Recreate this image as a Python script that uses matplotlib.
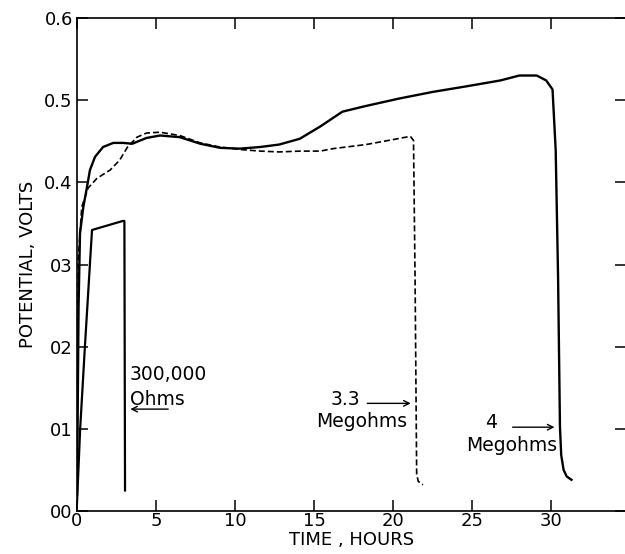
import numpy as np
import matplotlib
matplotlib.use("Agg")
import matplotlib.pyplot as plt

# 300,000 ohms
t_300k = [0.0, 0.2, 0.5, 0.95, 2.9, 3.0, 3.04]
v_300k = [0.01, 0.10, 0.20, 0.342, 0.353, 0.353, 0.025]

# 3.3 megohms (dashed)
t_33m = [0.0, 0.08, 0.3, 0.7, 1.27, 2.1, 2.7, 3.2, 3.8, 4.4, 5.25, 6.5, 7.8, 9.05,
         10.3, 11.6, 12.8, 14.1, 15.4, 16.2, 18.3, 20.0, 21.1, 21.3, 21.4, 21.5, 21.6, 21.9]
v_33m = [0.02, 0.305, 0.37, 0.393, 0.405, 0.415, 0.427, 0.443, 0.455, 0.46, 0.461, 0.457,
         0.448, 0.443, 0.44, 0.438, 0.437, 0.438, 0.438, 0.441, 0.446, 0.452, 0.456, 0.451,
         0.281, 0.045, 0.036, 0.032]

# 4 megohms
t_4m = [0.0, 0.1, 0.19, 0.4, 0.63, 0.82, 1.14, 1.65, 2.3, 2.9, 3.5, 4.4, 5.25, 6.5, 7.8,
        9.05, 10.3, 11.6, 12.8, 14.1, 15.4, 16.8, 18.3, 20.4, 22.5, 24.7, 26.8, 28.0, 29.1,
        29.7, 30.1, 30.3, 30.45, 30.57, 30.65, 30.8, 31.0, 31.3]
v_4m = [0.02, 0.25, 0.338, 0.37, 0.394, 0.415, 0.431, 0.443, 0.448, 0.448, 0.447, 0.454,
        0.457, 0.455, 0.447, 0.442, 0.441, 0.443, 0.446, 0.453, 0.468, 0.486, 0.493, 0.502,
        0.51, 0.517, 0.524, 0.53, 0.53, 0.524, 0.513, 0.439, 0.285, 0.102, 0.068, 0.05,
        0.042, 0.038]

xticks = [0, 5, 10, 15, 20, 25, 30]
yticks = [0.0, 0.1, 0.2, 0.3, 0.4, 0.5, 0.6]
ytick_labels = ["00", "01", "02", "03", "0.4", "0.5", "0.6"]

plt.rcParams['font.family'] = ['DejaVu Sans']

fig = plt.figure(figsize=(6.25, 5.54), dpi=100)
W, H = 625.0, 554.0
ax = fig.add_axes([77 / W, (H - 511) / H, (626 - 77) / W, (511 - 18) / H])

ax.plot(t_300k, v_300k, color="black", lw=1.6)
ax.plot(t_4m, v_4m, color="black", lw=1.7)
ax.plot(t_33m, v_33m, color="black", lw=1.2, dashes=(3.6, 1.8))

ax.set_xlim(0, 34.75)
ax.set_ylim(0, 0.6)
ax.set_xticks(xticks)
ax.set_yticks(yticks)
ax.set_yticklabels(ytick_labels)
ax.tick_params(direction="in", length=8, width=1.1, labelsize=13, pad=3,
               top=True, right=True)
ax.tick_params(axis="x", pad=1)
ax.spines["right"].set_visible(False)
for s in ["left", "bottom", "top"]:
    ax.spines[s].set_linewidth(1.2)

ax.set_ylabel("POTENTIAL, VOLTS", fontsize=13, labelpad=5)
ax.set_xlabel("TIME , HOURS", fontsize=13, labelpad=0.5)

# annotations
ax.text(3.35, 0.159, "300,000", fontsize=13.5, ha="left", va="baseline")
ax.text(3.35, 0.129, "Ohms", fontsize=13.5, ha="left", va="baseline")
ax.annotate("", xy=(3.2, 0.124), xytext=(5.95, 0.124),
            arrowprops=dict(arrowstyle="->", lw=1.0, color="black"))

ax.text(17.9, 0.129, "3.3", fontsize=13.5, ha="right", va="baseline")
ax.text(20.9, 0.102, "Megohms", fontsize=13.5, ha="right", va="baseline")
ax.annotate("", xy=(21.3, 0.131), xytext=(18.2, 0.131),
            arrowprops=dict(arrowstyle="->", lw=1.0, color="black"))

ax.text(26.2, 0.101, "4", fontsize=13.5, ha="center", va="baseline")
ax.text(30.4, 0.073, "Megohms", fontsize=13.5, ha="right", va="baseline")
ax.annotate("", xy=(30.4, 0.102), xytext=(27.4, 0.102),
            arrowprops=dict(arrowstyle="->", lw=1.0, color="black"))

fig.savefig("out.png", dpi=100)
━━━━━━━━━━━━━━━━━━━━━━━━━━━━━━
> _Task directions_
Check each line above for "matplotlib" and return the ones that have it.

> _The answer_
Recreate this image as a Python script that uses matplotlib.
import matplotlib
matplotlib.use("Agg")
import matplotlib.pyplot as plt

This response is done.